What the task requires =>
Leave the pictures out, and output exactly the lines from the one containing "Give me the Plotly.js source for this chart." through the one containing "const roll6W = [0, 0, 0, 0];".

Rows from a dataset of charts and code
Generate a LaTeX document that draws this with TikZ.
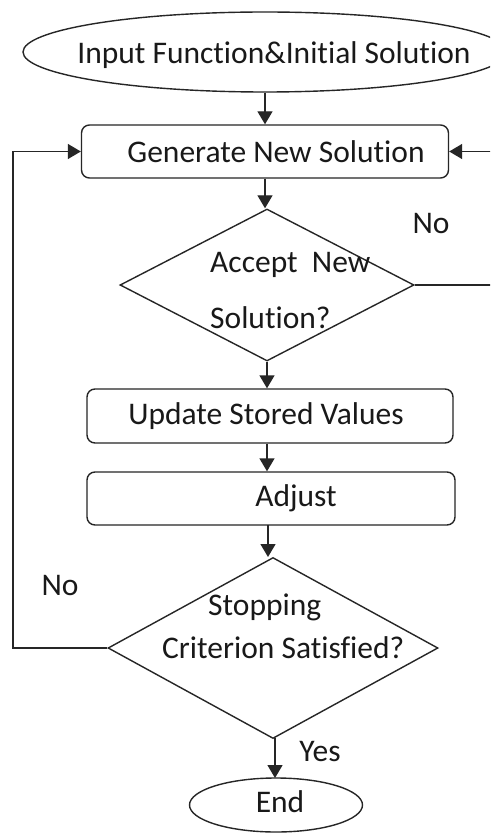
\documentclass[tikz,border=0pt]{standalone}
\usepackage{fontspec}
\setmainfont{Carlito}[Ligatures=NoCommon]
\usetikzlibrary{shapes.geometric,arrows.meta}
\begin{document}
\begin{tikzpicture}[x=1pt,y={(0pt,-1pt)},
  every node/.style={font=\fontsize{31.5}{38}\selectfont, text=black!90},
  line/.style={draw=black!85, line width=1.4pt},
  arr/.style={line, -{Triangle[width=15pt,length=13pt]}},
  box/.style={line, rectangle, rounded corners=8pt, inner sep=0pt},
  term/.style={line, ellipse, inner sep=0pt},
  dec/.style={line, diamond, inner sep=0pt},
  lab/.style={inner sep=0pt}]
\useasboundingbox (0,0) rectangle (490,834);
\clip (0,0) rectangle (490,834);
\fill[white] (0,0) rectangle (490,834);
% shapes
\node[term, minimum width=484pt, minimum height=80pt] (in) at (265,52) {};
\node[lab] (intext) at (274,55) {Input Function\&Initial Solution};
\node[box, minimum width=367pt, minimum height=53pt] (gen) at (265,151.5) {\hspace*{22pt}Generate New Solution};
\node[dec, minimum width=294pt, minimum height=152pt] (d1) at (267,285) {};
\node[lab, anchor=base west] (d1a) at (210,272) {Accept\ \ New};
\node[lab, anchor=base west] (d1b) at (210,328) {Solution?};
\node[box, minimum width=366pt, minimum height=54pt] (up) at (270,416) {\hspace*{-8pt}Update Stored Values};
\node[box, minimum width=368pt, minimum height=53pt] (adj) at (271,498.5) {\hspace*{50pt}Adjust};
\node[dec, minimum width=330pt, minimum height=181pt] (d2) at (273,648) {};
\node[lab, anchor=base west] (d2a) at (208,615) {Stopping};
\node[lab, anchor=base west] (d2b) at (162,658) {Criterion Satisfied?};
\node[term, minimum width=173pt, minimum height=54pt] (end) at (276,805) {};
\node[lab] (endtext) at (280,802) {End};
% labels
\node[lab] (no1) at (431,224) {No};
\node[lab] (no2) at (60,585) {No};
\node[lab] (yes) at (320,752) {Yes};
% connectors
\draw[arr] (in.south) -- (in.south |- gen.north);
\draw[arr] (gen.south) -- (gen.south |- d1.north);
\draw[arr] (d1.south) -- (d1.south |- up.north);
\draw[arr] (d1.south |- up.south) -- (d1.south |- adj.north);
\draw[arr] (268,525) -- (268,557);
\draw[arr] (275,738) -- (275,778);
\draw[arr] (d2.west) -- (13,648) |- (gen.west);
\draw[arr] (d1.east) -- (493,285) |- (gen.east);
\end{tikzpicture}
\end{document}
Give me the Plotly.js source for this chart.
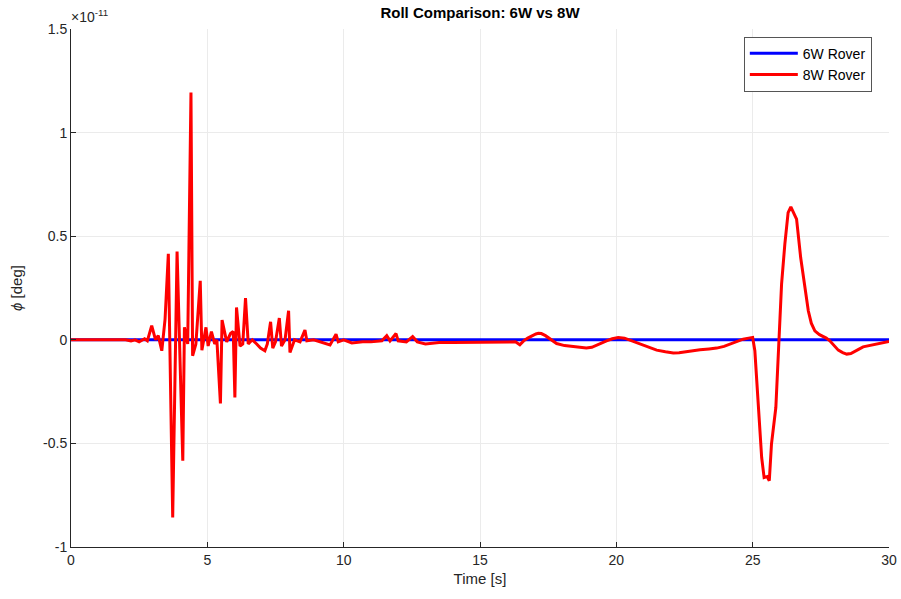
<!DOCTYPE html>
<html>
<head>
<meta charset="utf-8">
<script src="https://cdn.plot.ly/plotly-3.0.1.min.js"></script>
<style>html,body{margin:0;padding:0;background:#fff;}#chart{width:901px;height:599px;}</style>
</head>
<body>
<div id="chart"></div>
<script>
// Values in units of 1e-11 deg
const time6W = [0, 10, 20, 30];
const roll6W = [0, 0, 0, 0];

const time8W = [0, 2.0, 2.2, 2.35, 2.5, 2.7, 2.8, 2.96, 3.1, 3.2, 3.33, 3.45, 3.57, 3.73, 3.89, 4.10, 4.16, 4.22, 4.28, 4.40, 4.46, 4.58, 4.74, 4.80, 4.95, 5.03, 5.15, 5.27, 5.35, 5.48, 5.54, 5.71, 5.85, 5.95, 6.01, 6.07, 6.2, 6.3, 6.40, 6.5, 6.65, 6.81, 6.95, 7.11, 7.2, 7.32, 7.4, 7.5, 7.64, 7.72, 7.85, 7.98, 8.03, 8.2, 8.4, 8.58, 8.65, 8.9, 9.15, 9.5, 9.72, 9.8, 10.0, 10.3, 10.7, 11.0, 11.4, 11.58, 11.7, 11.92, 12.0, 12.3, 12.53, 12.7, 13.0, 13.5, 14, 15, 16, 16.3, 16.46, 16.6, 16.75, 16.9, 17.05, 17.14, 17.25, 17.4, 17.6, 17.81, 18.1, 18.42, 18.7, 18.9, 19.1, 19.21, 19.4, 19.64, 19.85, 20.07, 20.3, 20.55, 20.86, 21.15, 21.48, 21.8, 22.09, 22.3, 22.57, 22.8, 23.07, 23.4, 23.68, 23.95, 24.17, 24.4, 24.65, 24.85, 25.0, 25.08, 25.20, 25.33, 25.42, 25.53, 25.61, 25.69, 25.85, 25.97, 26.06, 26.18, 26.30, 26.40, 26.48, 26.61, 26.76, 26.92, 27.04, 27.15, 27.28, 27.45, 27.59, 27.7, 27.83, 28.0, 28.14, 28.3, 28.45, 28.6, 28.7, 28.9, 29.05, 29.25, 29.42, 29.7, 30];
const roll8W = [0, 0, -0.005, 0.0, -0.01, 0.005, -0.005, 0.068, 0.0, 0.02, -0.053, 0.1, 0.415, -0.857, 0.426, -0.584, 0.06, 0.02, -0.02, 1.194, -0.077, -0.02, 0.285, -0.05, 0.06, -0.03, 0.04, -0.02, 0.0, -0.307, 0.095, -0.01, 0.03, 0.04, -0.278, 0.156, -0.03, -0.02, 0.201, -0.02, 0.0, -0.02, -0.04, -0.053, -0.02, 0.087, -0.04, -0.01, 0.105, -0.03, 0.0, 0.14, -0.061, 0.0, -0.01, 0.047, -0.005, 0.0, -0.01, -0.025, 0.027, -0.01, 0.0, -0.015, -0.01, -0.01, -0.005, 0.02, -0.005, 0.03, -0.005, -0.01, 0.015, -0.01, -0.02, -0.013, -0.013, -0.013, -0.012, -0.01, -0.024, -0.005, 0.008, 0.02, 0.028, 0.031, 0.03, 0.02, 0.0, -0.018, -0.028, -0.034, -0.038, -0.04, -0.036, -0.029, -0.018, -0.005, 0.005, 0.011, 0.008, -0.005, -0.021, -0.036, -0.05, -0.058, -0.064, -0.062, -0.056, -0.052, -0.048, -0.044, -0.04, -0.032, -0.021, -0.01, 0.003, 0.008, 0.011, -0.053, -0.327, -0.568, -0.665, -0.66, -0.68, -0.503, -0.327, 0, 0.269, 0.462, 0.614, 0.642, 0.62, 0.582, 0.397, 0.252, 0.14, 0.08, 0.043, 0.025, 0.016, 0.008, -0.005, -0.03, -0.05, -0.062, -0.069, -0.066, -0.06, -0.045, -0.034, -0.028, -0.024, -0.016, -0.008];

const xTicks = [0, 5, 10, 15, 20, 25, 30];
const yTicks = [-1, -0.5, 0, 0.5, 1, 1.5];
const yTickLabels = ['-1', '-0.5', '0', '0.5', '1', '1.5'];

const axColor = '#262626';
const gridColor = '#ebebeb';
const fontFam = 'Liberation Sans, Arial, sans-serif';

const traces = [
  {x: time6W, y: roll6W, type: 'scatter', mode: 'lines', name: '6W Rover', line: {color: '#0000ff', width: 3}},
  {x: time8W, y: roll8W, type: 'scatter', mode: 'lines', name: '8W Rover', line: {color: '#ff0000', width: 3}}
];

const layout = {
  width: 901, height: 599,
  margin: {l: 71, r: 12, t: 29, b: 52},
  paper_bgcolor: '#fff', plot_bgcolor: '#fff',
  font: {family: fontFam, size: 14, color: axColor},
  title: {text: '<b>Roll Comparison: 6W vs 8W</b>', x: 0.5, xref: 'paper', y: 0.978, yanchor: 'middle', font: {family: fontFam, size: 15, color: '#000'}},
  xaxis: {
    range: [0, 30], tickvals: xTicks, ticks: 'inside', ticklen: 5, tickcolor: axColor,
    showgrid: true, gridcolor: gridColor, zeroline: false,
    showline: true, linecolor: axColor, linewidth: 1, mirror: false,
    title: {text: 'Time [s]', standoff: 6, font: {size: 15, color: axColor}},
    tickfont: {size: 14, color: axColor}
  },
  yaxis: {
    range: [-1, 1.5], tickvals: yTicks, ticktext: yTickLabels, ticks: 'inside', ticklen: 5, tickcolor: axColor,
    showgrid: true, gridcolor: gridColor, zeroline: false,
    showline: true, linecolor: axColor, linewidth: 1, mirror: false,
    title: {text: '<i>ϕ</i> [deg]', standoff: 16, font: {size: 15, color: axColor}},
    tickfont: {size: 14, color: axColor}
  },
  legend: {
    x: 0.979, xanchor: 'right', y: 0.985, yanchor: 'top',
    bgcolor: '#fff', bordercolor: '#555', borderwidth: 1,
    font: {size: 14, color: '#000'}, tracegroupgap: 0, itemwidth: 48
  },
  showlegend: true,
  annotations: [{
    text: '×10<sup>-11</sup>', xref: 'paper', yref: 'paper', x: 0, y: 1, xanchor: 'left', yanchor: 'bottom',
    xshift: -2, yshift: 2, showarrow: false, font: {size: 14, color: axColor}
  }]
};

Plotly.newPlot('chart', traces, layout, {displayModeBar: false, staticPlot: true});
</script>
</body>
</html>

Answer to this problem =>
Give me the Plotly.js source for this chart.
<!DOCTYPE html>
<html>
<head>
<meta charset="utf-8">
<script src="https://cdn.plot.ly/plotly-3.0.1.min.js"></script>
<style>html,body{margin:0;padding:0;background:#fff;}#chart{width:901px;height:599px;}</style>
</head>
<body>
<div id="chart"></div>
<script>
// Values in units of 1e-11 deg
const time6W = [0, 10, 20, 30];
const roll6W = [0, 0, 0, 0];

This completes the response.